Алена Жукова. Дуэт для одиночества.
– М.: Эксмо, 2011. – 256 с.
Перед нами текст, насыщенный (и моментами перенасыщенный) до густой концентрации тремя составляющими: плотным психологизмом, поднимающимся до драматических высот; любовным прописыванием всех подробностей жизни, всех мельчайших ее деталей; ясно звучащей нотой (ну да, звучащей, ведь роман – о музыкантах!) неизбывного трагизма, через который счастье прорывается – пробивается, как трава через асфальт, – вопреки всему. А может, и благодаря, кто знает.

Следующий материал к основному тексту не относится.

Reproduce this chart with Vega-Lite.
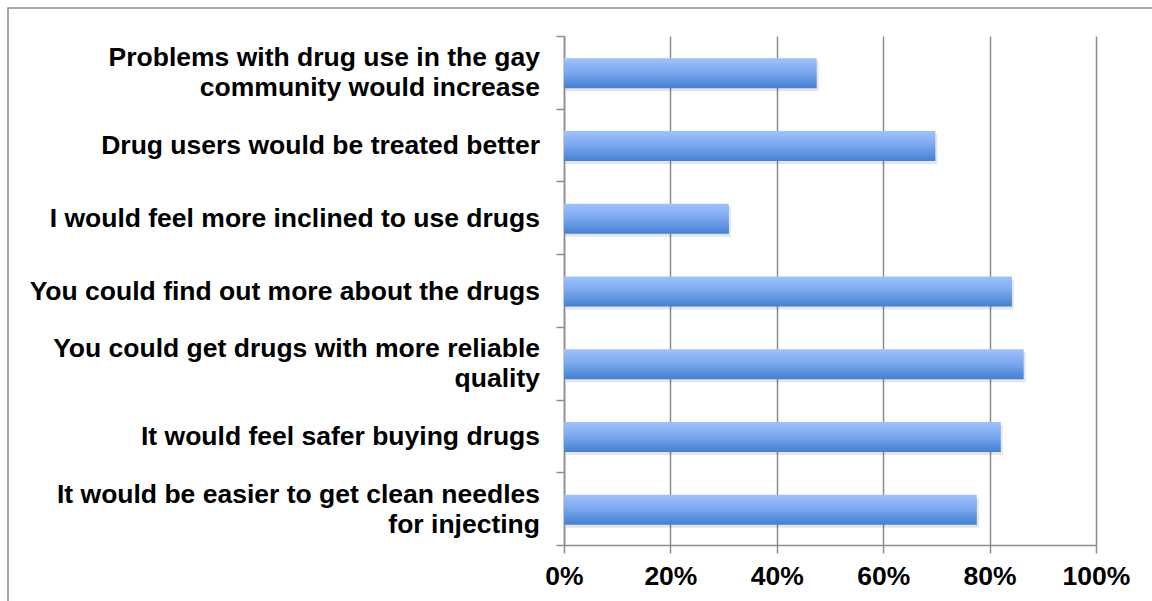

Юная ученица и зрелый учитель, девочка-возлюбленная и взрослый мужчина – дуэт, время от времени появляющийся в мировой литературе, как некий музыкальный мотив, как лейтмотив большой и странной, почти запретной любви: от ставших классическими, прошедших путь от обвинения в воспевании порока до литературных восторгов, отношений Гумберта Гумберта и Лолиты до героев «Ста лет одиночества» Маркеса, от цветаевских Казановы и Генриетты до «Сентябрьского утра» Дианы Палмер – «32 вариации» необычной любви прослеживаются тонкой, но красной нитью. Нитью живой крови. Одно из главных достоинств романа прозаика и сценариста Алены Жуковой – живорожденность. Свободное плавание в живых звуках и смыслах при всей плотности и выверенности жесткой композиции, странно (и прекрасно) укладывающейся в пластичность.
Герои книги, Лиза Целякович и Павел Сергеевич Хлебников, при всем неоспоримом накале любовных страстей, наверное, самая целомудренная любовная пара русской литературы последних лет. Чистота страсти не поддается убийству грязью: ни житейской, ни внутренней, безнравственной и пошлой. Страсть всегда сродни музыке. «Как странно устроен человек, – подумал Павел Сергеевич Хлебников, – какие-то блины, ужин, теща. Никогда в жизни ты не был так счастлив, никогда тебе не было так хорошо, так страшно, так громадно, велико, сладко, больно, так мучительно, нежно, тонко и внезапно, а ты лежишь в дерьме и думаешь про то же дерьмо. Но ты не во сне, не в своих фантазиях ласкал ее тельце, прижимался к ней, вдыхал ее. Как такое стало возможным? Что случилось?» Автор заставляет пройти героиню через болезнь, пожалуй, самую опасную для человека: психическое заболевание бездонно, из бездны этих мучений можно и не вынырнуть... Но автор, как некий Вергилий, выводит свою девочку-«Данте» за руку из ада.
Стилистика книги – тема для отдельного разговора. Здесь и «простой» язык, и бытовые переругивания и причитанья, и энергичная, динамичная подача мизансцен, и задыхания широкого спектра эмоций, и описания интима, балансирующие на грани доступного и запретного, и беспристрастные наблюдения: «Жаркое лето остывало, но море, прогревшись до дна на мелководье, булькало, как закипающий суп, заправленный для красоты светящимся в темноте планктоном.
Лиза вошла в воду, и волоски на руках и ногах, как иголочки на елке, засветились фосфоресцирующим зеленоватым огнем. Она оттолкнулась от илистого дна и поплыла. Еще в ушах молоточками стучал рояль, а сердце подпрыгивало от возбуждения, но было ясно, что волшебство сегодняшнего вечера уже позади. Через час они сядут с учителем в машину и уедут. И останется тут, на берегу, этот праздник, восторг, испуг и радость, ее трусость и потрясение. Лиза плыла навстречу кривой луне, и лицо ее тоже кривилось от смеха и слез».
Главное, что удалось автору, – так соотнести образную нагруженность текста и его концепцию, где рассказано о любви двух музыкантов, что сама романная ткань становится музыкой – полифонией, симфонией, ожившей партитурой. Музыка языка ложится на музыку смыслов. Даже сама тема сумасшествия, психической болезни музыканта, ярко вспыхнувшая когда-то в «Докторе Фаустусе» Томаса Манна, просвечивает в безумии Лизы еще одной музыкальной вариацией общего, неизбывного трагизма жизни. «Что такое жизнь? Трагедия. Ура!» – записал однажды в разговорных тетрадях Людвиг ван Бетховен, а потом – у Ромена Роллана – повторил Жан-Кристоф. И это вечное, бетховенское: «Durch Leiden Freude», «Через страдания к радости» – скрытый лейтмотив всего романа: любовь всегда радость, даже в трагедии, в страдании; музыка всегда счастье, даже если музыкант играет безумие, тоску и боль. Под пальцами рождается и гибнет чувство, вселенная, целый мир. Гибнет, но остается на века.